A questão da tal “conveniência” leva a indagar
quem a taxa favorece na verdade, pois o suporte digital viabiliza o consumo em
situações que normalmente o desestimulariam. Sem a internet, os produtores
amargariam prejuízos, já que uma parcela importante dos espectadores não tem
condições de se deslocar aos guichês “oficiais”.
Os pontos de venda físicos geram custos
operacionais elevados para os vendedores (salários, benefícios, encargos,
aluguéis, equipamentos, seguros, etc), que ultrapassam os dos escritórios
dotados de tecnologia para o comércio virtual. Essa diferença fica mais
evidente considerando as respectivas produtividades, isto é, o número de
ingressos vendidos no mesmo período. As empresas cobram mais para aumentar seus
dividendos.
Também é falacioso afirmar que o comprador tem
alternativas. Há diversos obstáculos externos que impedem o deslocamento da
população nos horários comerciais. As poucas bilheterias disponíveis, amiúde
situadas em locais de difícil acesso, restringem a aquisição presencial à
inviabilidade prática. E não existem escolhas possíveis dentre os fornecedores
do “serviço” taxado, pois as vendas para cada evento são monopolizadas.
Por fim, mas não menos insidiosa, resta a cobrança
proporcional sobre o valor de face dos ingressos. Além de arbitrários e
exorbitantes, os costumeiros 20% originam preços desiguais para produtos idênticos
do ponto de vista operacional. Seria o mesmo que uma instituição bancária aplicar
tarifas variáveis em transferências ou folhas de cheque avulsas, como se os
aportes financeiros envolvidos afetassem o custo desses produtos.
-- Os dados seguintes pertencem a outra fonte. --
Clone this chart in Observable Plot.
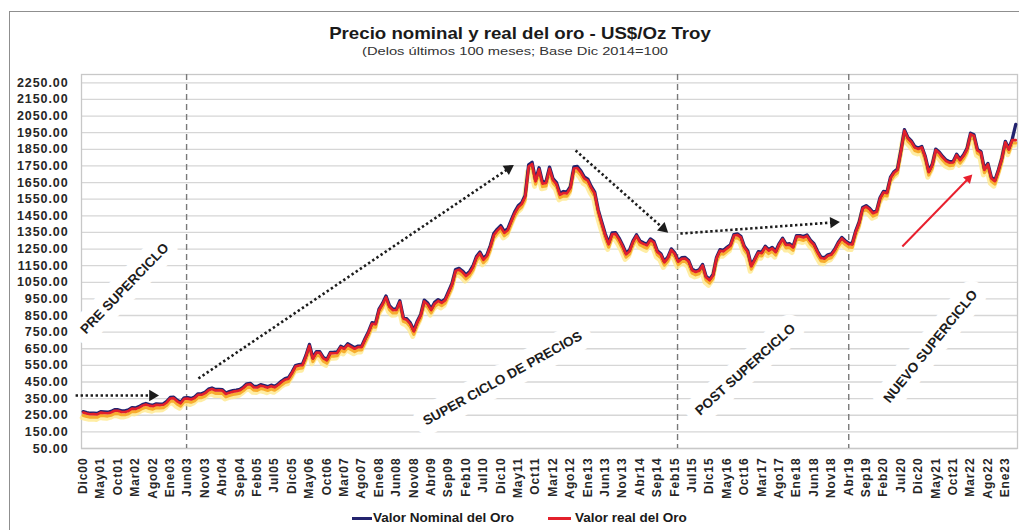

Resumindo os argumentos expostos, as infrações
cometidas pelas empresas que cobram a “taxa de conveniência” seguem abaixo:
- Cobrar por serviço inexistente: inciso IV do artigo
6 da Lei 8.078/90, o Código de Defesa do Consumidor (CDC).
- Onerar procedimento indissociável da compra: parágrafo
2º do artigo 20 do CDC.
- Majorar injustificadamente os preços: incisos V
e X do artigo 39 do CDC e inciso III do artigo 36 da Lei 12.529/2011.
- Dificultar o acesso a formas e condições
alternativas de compra: inciso I do artigo 39 da mesma Lei.
- Monopolizar a oferta do ingresso por meio
eletrônico: inciso IV do artigo 6 do CDC e incisos II e IV do artigo 36 da Lei
12.529/2011.
- Condicionar a venda do ingresso ao suposto
serviço taxado: inciso XVIII desse artigo e o inciso I do artigo 39 do CDC.
Mas o consumidor lesado tem poucas opções para
defender-se. Precisa primeiro vencer a resistência dos Procons e das varas
especiais e depois a dos defensores públicos. A melhor chance da vítima
(especialmente se mora longe das sedes das empresas produtoras) é a devolução
da taxa na audiência conciliatória, pois o transporte dos prepostos e os
honorários advocatícios são mais onerosos que um acordo imediato.
Os empresários já aprenderam, contudo, a não temer
o resultado de um julgamento. Acompanhando a lacuna jurisprudencial vigente, os
magistrados têm o hábito de negar provimento às reclamações. Na maioria das
vezes, argumentam que a ciência prévia da taxa equivale à sua aceitação pelo
comprador. Mesmo que seja verdade, isso não torna a prática legítima. A anuência
das partes não autoriza a venda casada, por exemplo.
Uma pesquisa simples na internet revela que os
Ministérios Públicos de Pernambuco e de São Paulo e os Tribunais de Justiça do
Distrito Federal, de São Paulo e do Rio Grande do Sul, além de incontáveis
profissionais do Direito, já se posicionaram contrários à taxa. Mas são
iniciativas isoladas, fadadas a caducar nas pilhas das cortes superiores,
enquanto um restrito cartel de corporações enriquece de maneira irregular.
Torna-se imprescindível, portanto, que a OAB
assuma posição incontroversa acerca do tema e que as Promotorias de Defesa do
Consumidor realizem a contestação unificada e sistemática da “taxa de
conveniência”. O Judiciário não pode mais ser omisso diante desse abuso
cotidiano que onera indevidamente o acesso a bens culturais, educativos e
esportivos, como se fossem luxos supérfluos.